Good writing grabs an editor right away. If text has pace and flair, is persuasive, well-structured, and flows easily from paragraph to paragraph and chapter to chapter, then I’m likely to want to read on and find out more. With other manuscripts, the writing may not sparkle but if the content holds ground-breaking scholarship or adds new knowledge to a field, then it’s going to get noticed.
Do you ever get attached to a manuscript to the point where you feel almost sad to hand it over to the managing editor for copy-editing?

Yes, particularly if I enjoyed shaping a book idea or proposal with an author in the early stages and developed a real rapport with them. I try to manage just one manuscript per publishing season (we have two: Fall and Spring) from copy-editing through to design and final published book. It means I keep a hand in the book production side of things, which feeds back into my acquisitions work in all sorts of useful ways. In any case, I try to stay involved in the production and marketing of all the books I contract.

     Nadia Naqib in a meeting with editorial intern Catherine Holland
When you read a book proposal or manuscript, are there unavoidable first reactions?

Always. If it’s a scholarly manuscript, I assess the broad subject matter to see if it fits with our publishing list and try to find out more about the author. If the proposal or manuscript looks good, I immediately start thinking of potential peer reviewers or of people in my network who might be able to suggest reviewers to me. Review work can take months, and the reviews are shared and discussed with our editorial review board so I’ll want to keep this process going reasonably quickly in case the author gets discouraged.

If it’s a proposal or manuscript for a trade or illustrated book and I think it looks exciting I start thinking of how I’m going to present it to my colleagues in-house and the key people I need to bring on board to support it. If there are a lot of illustrations I might start thinking right away about permissions and potential book covers, how much the book will cost to produce, and the likely readership. I’ll want to make sure the proposal is as complete as possible before I pitch it to my colleagues so I may write back to the author in the first instance or set up a meeting with them to ask them questions before I take things further. 

What is the biggest challenge in a publishing editor’s job?

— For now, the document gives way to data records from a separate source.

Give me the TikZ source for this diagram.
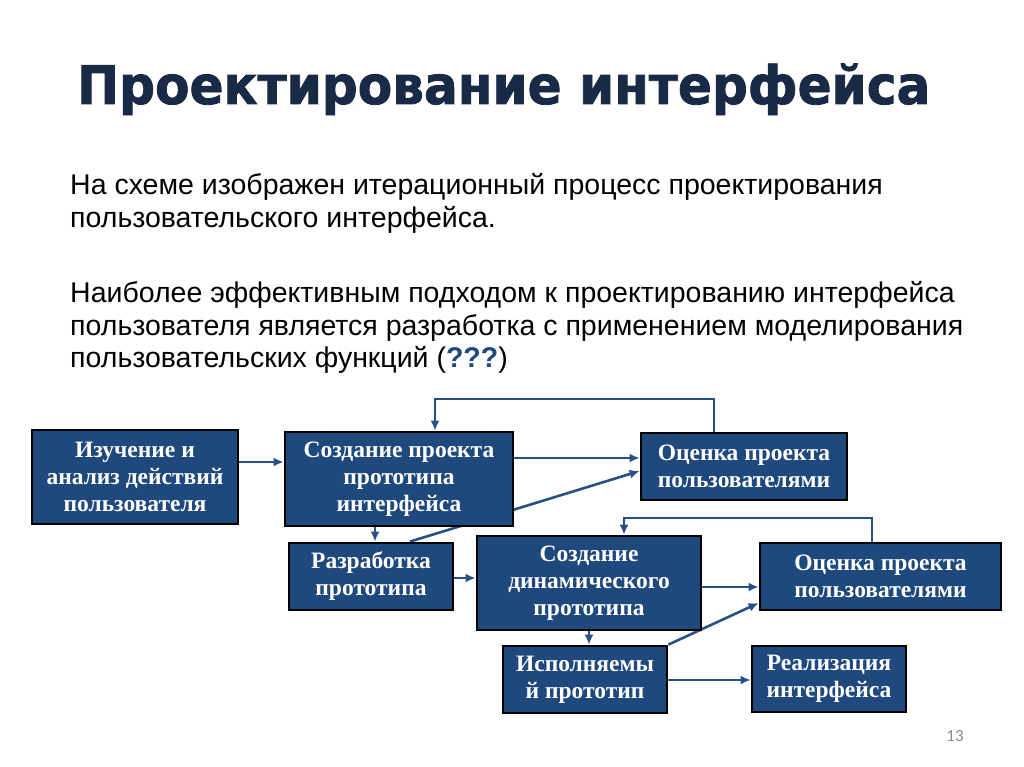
\documentclass[tikz,border=0pt]{standalone}
\usepackage{fontspec}
\usepackage{graphicx}
\setmainfont{Liberation Serif}
\newfontfamily\arialf{Liberation Sans}
\newfontfamily\titlef{DejaVu Sans Bold}[FakeBold=1.6]
\newfontfamily\numf{Carlito}
\usetikzlibrary{arrows.meta,backgrounds}
\definecolor{boxblue}{RGB}{31,73,125}
\definecolor{titleblue}{RGB}{24,42,70}
\definecolor{linkblue}{RGB}{40,80,135}
\definecolor{pagegray}{RGB}{140,140,140}
\tikzset{
  box/.style={draw=black, line width=2.8pt, fill=boxblue, text=white,
    font=\fontsize{23.5}{27}\selectfont\bfseries, align=center, inner sep=0pt},
  link/.style={draw=linkblue, line width=2.6pt, -{Latex[length=10pt,width=9pt]}},
  bodyline/.style={anchor=base west, inner sep=0pt, text=black,
    font=\arialf\fontsize{28.5}{33}\selectfont}
}
\begin{document}
\begin{tikzpicture}[x=1pt,y=-1pt]
\useasboundingbox (0,0) rectangle (1024,767);
% title
\node[anchor=base west, inner sep=0pt, text=titleblue] (title) at (77,104)
  {\resizebox{853pt}{\height}{\titlef\fontsize{53}{60}\selectfont Проектирование интерфейса}};
% body text
\node[bodyline] (p1a) at (70,195) {На схеме изображен итерационный процесс проектирования};
\node[bodyline] (p1b) at (70,228) {пользовательского интерфейса.};
\node[bodyline] (p2a) at (70,302) {Наиболее эффективным подходом к проектированию интерфейса};
\node[bodyline] (p2b) at (70,335) {пользователя является разработка с применением моделирования};
\node[bodyline] (p2c) at (70,367) {пользовательских функций (\textbf{\textcolor{boxblue}{???}})};
% boxes
\node[box, minimum width=206pt, minimum height=94pt] (b1) at (135,477) {Изучение и\\анализ действий\\пользователя};
\node[box, minimum width=228pt, minimum height=94pt] (b2) at (399,479) {Создание проекта\\прототипа\\интерфейса};
\node[box, minimum width=164pt, minimum height=67pt] (b3) at (371,576.5) {Разработка\\прототипа};
\node[box, minimum width=206pt, minimum height=67pt] (b4) at (744,466.5) {Оценка проекта\\пользователями};
\node[box, minimum width=224pt, minimum height=94pt] (b5) at (589,583) {Создание\\динамического\\прототипа};
\node[box, minimum width=241pt, minimum height=67pt] (b6) at (880.5,576.5) {Оценка проекта\\пользователями};
\node[box, minimum width=164pt, minimum height=67pt] (b7) at (585,679.5) {Исполняемы\\й прототип};
\node[box, minimum width=154pt, minimum height=66pt] (b8) at (829,679) {Реализация\\интерфейса};
% page number
\node[anchor=base, inner sep=0pt, text=pagegray, font=\numf\fontsize{17}{20}\selectfont] (pg) at (955,741) {13};
\begin{pgfonlayer}{background}
\fill[white] (0,0) rectangle (1024,767);
\draw[link] (b1.east |- 0,462) -- (b2.west |- 0,462);
\draw[link] (b2.east |- 0,458) -- (b4.west |- 0,458);
\draw[link] (b3.north -| 410,0) -- (b4.west |- 0,471);
\draw[link] (b4.north -| 714,0) -- (714,399) -| (b2.north -| 435,0);
\draw[link] (b2.south -| 375,0) -- (b3.north -| 375,0);
\draw[link] (b3.east |- 0,578) -- (b5.west |- 0,578);
\draw[link] (b5.east |- 0,587) -- (b6.west |- 0,587);
\draw[link] (b5.south -| 589,0) -- (b7.north -| 589,0);
\draw[link] (b7.north east) -- (b6.west |- 0,603);
\draw[link] (b7.east |- 0,680) -- (b8.west |- 0,680);
\draw[link] (b6.north -| 872,0) -- (872,518) -| (b5.north -| 624,0);
\end{pgfonlayer}
\end{tikzpicture}
\end{document}
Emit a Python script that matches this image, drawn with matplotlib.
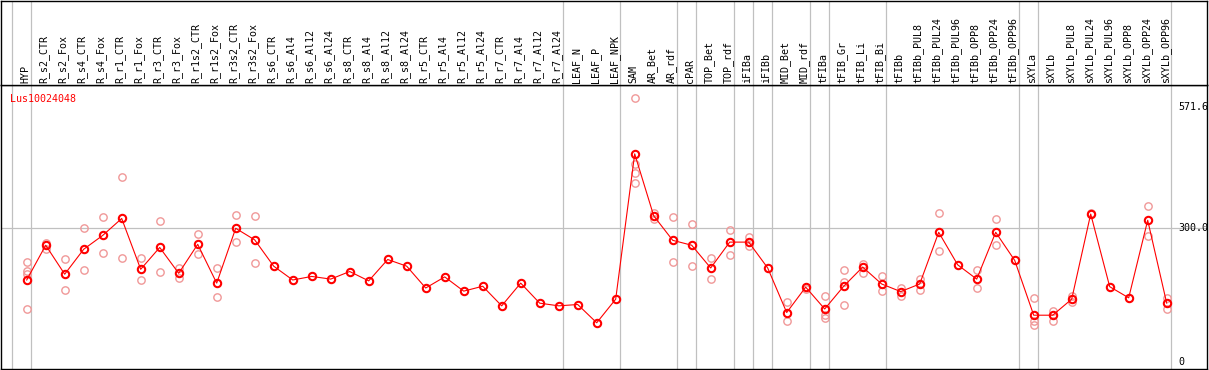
import numpy as np
import matplotlib.pyplot as plt

categories = ['HYP', 'R_s2_CTR', 'R_s2_Fox', 'R_s4_CTR', 'R_s4_Fox', 'R_r1_CTR', 'R_r1_Fox',
              'R_r3_CTR', 'R_r3_Fox', 'R_r1s2_CTR', 'R_r1s2_Fox', 'R_r3s2_CTR', 'R_r3s2_Fox',
              'R_s6_CTR', 'R_s6_Al4', 'R_s6_Al12', 'R_s6_Al24', 'R_s8_CTR', 'R_s8_Al4',
              'R_s8_Al12', 'R_s8_Al24', 'R_r5_CTR', 'R_r5_Al4', 'R_r5_Al12', 'R_r5_Al24',
              'R_r7_CTR', 'R_r7_Al4', 'R_r7_Al12', 'R_r7_Al24', 'LEAF_N', 'LEAF_P', 'LEAF_NPK',
              'SAM', 'AR_Bet', 'AR_rdf', 'cPAR', 'TOP_Bet', 'TOP_rdf', 'iFIBa', 'iFIBb',
              'MID_Bet', 'MID_rdf', 'tFIBa', 'tFIB_Gr', 'tFIB_Li', 'tFIB_Bi', 'tFIBb',
              'tFIBb_PUL8', 'tFIBb_PUL24', 'tFIBb_PUL96', 'tFIBb_OPP8', 'tFIBb_OPP24',
              'tFIBb_OPP96', 'sXYLa', 'sXYLb', 'sXYLb_PUL8', 'sXYLb_PUL24', 'sXYLb_PUL96',
              'sXYLb_OPP8', 'sXYLb_OPP24', 'sXYLb_OPP96']

# mean expression per sample
means = [184, 262, 197, 253, 284, 322, 208, 257, 199, 264, 177, 300, 274,
         215, 184, 192, 186, 203, 182, 230, 215, 166, 191, 159, 170,
         126, 177, 132, 126, 129, 88, 141,
         467, 328, 273, 262, 211, 269, 269, 211, 111, 168, 119, 170, 213, 175, 158,
         175, 291, 218, 186, 291, 228, 105, 105, 141, 332, 169, 144, 318, 132]

# individual replicates (category index, value)
rep_idx = [0, 0, 0, 0, 1, 1, 2, 2, 3, 3, 4, 4, 5, 5, 6, 6, 7, 7, 8, 8, 9, 9, 10, 10, 11, 11, 12, 12,
           32, 32, 32, 32, 33, 33, 34, 34, 35, 35, 36, 36, 37, 37, 38, 38, 40, 40, 41,
           42, 42, 42, 43, 43, 43, 44, 44, 45, 45, 46, 46, 47, 47, 48, 48, 50, 50, 51, 51,
           53, 53, 53, 54, 54, 55, 55, 56, 59, 59, 60, 60]
rep_val = [224, 205, 197, 120, 268, 253, 230, 161, 300, 206, 325, 244, 414, 233, 233, 183,
           316, 201, 212, 189, 287, 242, 210, 145, 329, 269, 327, 222,
           592, 444, 423, 401, 335, 320, 325, 224, 310, 215, 233, 186, 296, 239, 280, 261,
           135, 91, 164,
           148, 106, 98, 206, 179, 127, 219, 199, 193, 160, 165, 148, 186, 162, 334, 248,
           206, 165, 320, 262,
           143, 93, 82, 115, 93, 147, 135, 334, 349, 283, 143, 120]

# group separators
groups = [-1, 0, 28, 31, 34, 35, 37, 38, 39, 41, 42, 45, 52, 53, 60]

W, H = 1209, 370
x = np.arange(len(categories))
x0 = (1 - 26.7) / 19
x1 = (1207 - 26.7) / 19

fig = plt.figure(figsize=(W / 100, H / 100), dpi=100)
ax = fig.add_axes([1 / W, 1 / H, 1206 / W, 284 / H])
ax_top = fig.add_axes([1 / W, 285 / H, 1206 / W, 84.5 / H])

for a in (ax, ax_top):
    a.set_xlim(x0, x1)
    a.set_xticks([])
    a.set_yticks([])
    for s in a.spines.values():
        s.set_color('black')
        s.set_linewidth(1.0)
    for g in groups:
        a.axvline(g + 0.2, color='#c0c0c0', lw=0.9, zorder=0)

ax.set_ylim(-15.7, 621.5)
ax_top.set_ylim(0, 1)

ax.axhline(300, color='#c0c0c0', lw=0.9, zorder=0)

ax.plot(rep_idx, rep_val, 'o', ms=5.3, mfc='none', mec='#f09898', mew=1.0, zorder=2)
ax.plot(x, means, '-', color='red', lw=0.8, zorder=3)
ax.plot(x, means, 'o', ms=5.3, mfc='none', mec='red', mew=1.5, zorder=4)

mono = 'DejaVu Sans Mono'
for i, c in enumerate(categories):
    ax_top.text(i - 0.08, 0.025, c, rotation=90, ha='center', va='bottom',
                fontsize=7.2, family=mono)

ax.text(-0.88, 591, 'Lus10024048', color='red', ha='left', va='center',
        fontsize=7.2, family=mono)
for v, lab in [(571.6, '571.6'), (300, '300.0'), (0, '0')]:
    ax.text(60.6, v, lab, ha='left', va='center', fontsize=7.2, family=mono)

fig.savefig('out.png', dpi=100)
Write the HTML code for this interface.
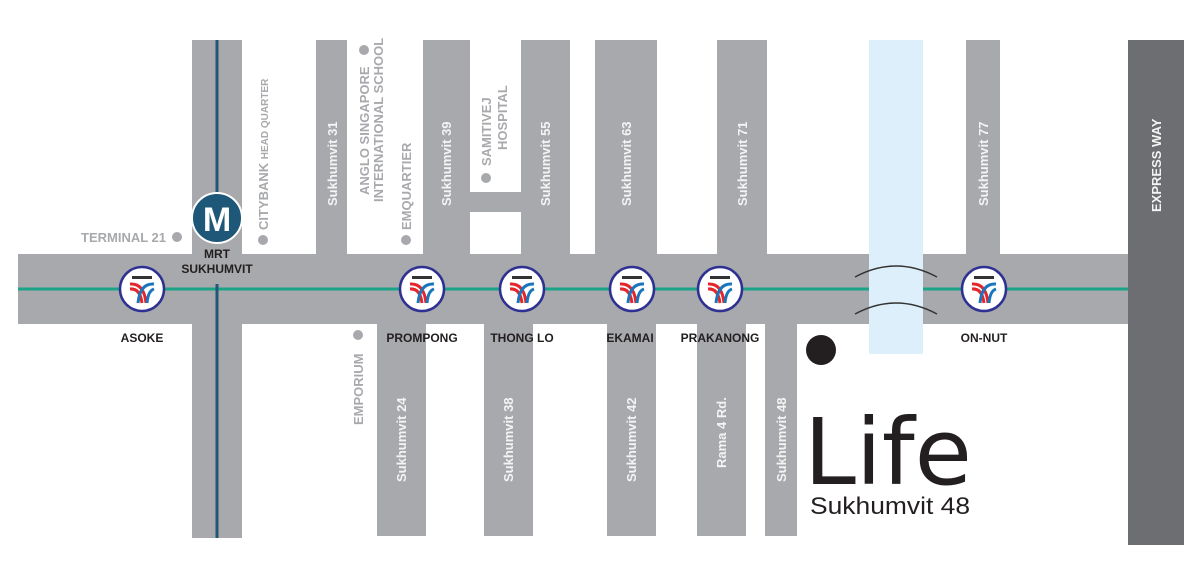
<!DOCTYPE html>
<html><head><meta charset="utf-8"><style>
html,body{margin:0;padding:0;background:#fff}
svg{display:block}
text{font-family:"Liberation Sans",sans-serif}
.rl{fill:#f4f4f4;font-size:13px;font-weight:bold}
.gl{fill:#a7a9ac;font-size:13px;font-weight:bold}
.st{fill:#231f20;font-size:12px;font-weight:bold;text-anchor:middle}
</style></head><body>
<svg width="1200" height="576" viewBox="0 0 1200 576" xmlns="http://www.w3.org/2000/svg">
<defs>
<g id="bts">
<circle r="22" fill="#fff" stroke="#2e3192" stroke-width="2.5"/>
<rect x="-10" y="-13" width="20" height="3" fill="#333"/>
<path d="M-12,-5 Q2,-6 4,14" fill="none" stroke="#e4262b" stroke-width="3"/>
<path d="M-12,0 Q-2,-1 0,14" fill="none" stroke="#e4262b" stroke-width="3"/>
<path d="M12,-5 Q-2,-6 -4,14" fill="none" stroke="#1b75bc" stroke-width="3"/>
<path d="M12,0 Q6,2 5,14" fill="none" stroke="#1b75bc" stroke-width="3"/>
</g>
</defs>
<g fill="#a7a9ac">
<rect x="18" y="254" width="1112" height="70"/>
<rect x="192" y="40" width="50" height="498"/>
<rect x="316" y="40" width="31" height="214"/>
<rect x="423" y="40" width="47" height="214"/>
<rect x="470" y="192" width="51" height="20"/>
<rect x="521" y="40" width="49" height="214"/>
<rect x="595" y="40" width="62" height="214"/>
<rect x="717" y="40" width="50" height="214"/>
<rect x="966" y="40" width="34" height="214"/>
<rect x="377" y="324" width="49" height="212"/>
<rect x="484" y="324" width="49" height="212"/>
<rect x="607" y="324" width="49" height="212"/>
<rect x="697" y="324" width="49" height="212"/>
<rect x="765" y="324" width="32" height="212"/>
</g>
<rect x="869" y="40" width="54" height="314" fill="#dceffb"/>
<rect x="1128" y="40" width="56" height="505" fill="#6d6e71"/>
<line x1="18" y1="289" x2="869" y2="289" stroke="#1aa386" stroke-width="3"/>
<line x1="923" y1="289" x2="1128" y2="289" stroke="#1aa386" stroke-width="3"/>
<path d="M855,277 Q896,255 937,277" fill="none" stroke="#333" stroke-width="1.5"/>
<path d="M855,314 Q896,292 937,314" fill="none" stroke="#333" stroke-width="1.5"/>
<line x1="217" y1="40" x2="217" y2="200" stroke="#1f5778" stroke-width="3"/>
<line x1="217" y1="284" x2="217" y2="538" stroke="#1f5778" stroke-width="3"/>
<circle cx="217" cy="218" r="25" fill="#1f5778" stroke="#fff" stroke-width="2"/>
<text x="217" y="231" fill="#fff" font-size="34" font-weight="bold" text-anchor="middle">M</text>
<text x="217" y="258" class="st" font-size="11">MRT</text>
<text x="217" y="273" class="st" font-size="11">SUKHUMVIT</text>
<use href="#bts" x="142" y="289"/>
<use href="#bts" x="422" y="289"/>
<use href="#bts" x="522" y="289"/>
<use href="#bts" x="632" y="289"/>
<use href="#bts" x="720" y="289"/>
<use href="#bts" x="984" y="289"/>
<text x="142" y="342" class="st">ASOKE</text>
<text x="422" y="342" class="st">PROMPONG</text>
<text x="522" y="342" class="st">THONG LO</text>
<text x="630" y="342" class="st">EKAMAI</text>
<text x="720" y="342" class="st">PRAKANONG</text>
<text x="984" y="342" class="st">ON-NUT</text>
<g fill="#a7a9ac">
<circle cx="177" cy="237" r="5"/><circle cx="263" cy="240" r="5"/>
<circle cx="406" cy="240" r="5"/><circle cx="364" cy="50" r="5"/>
<circle cx="486" cy="178" r="5"/><circle cx="358" cy="335" r="5"/>
</g>
<text x="166" y="242" class="gl" text-anchor="end">TERMINAL 21</text>
<text transform="translate(268,230) rotate(-90)" class="gl">CITYBANK <tspan font-size="10">HEAD QUARTER</tspan></text>
<text transform="translate(369,195) rotate(-90)" class="gl" font-size="12">ANGLO SINGAPORE</text>
<text transform="translate(383,202) rotate(-90)" class="gl" font-size="9">INTERNATIONAL SCHOOL</text>
<text transform="translate(411,230) rotate(-90)" class="gl">EMQUARTIER</text>
<text transform="translate(491,166) rotate(-90)" class="gl" font-size="12">SAMITIVEJ</text>
<text transform="translate(507,150) rotate(-90)" class="gl" font-size="12">HOSPITAL</text>
<text transform="translate(363,425) rotate(-90)" class="gl">EMPORIUM</text>
<g class="rl">
<text transform="translate(337,206) rotate(-90)">Sukhumvit 31</text>
<text transform="translate(451,206) rotate(-90)">Sukhumvit 39</text>
<text transform="translate(550,206) rotate(-90)">Sukhumvit 55</text>
<text transform="translate(631,206) rotate(-90)">Sukhumvit 63</text>
<text transform="translate(747,206) rotate(-90)">Sukhumvit 71</text>
<text transform="translate(988,206) rotate(-90)">Sukhumvit 77</text>
<text transform="translate(1161,212) rotate(-90)">EXPRESS WAY</text>
<text transform="translate(406,482) rotate(-90)">Sukhumvit 24</text>
<text transform="translate(513,482) rotate(-90)">Sukhumvit 38</text>
<text transform="translate(636,482) rotate(-90)">Sukhumvit 42</text>
<text transform="translate(726,468) rotate(-90)">Rama 4 Rd.</text>
<text transform="translate(786,482) rotate(-90)">Sukhumvit 48</text>
</g>
<circle cx="821" cy="350" r="15" fill="#231f20"/>
<text x="804" y="484" font-size="92" fill="#231f20" style="font-family:'DejaVu Sans',sans-serif" textLength="168" lengthAdjust="spacingAndGlyphs">Life</text>
<text x="810" y="514" font-size="24" fill="#231f20" textLength="160" lengthAdjust="spacingAndGlyphs">Sukhumvit 48</text>
</svg>
</body></html>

Because we’re based in Cairo, the perception that we’re a publisher with visibility and distribution in Egypt and parts of the Arab world alone persists—and that very persistence both fascinates and frustrates me. One of my challenges, I think, is making authors aware of the fact that AUC Press is an international publisher, with outreach and distribution in North America, Europe and the rest of the world, as well as in the Middle East. All our books are available through Amazon, and our non-illustrated scholarly and trade titles are available as e-books. We’re also in the unique position of being able to tap into the enormous wealth of talent in Egypt and the region and to bring that to the outside world.

Have you ever been taken by surprise by how well a book sold?

Yes. I think dark horses lurk about in most publishers’ lists and it always comes as a pleasant surprise when numbers of a book sold exceed all our sales and marketing department’s expectations.

What do you like most about your job?

The fact that I get the chance to meet so many talented, creative people and that there is no one way of finding new books and authors. And I love working in Cairo because it’s an endlessly fascinating place to be.

What are your favorite things to do in Cairo?

I love Ibn Tulun and wandering around downtown and the City of the Dead when the weather is nice; coffee at Fishawi in Khan al-Khalili and mezze at Estoril with friends; and strolling along the Nile near Maadi.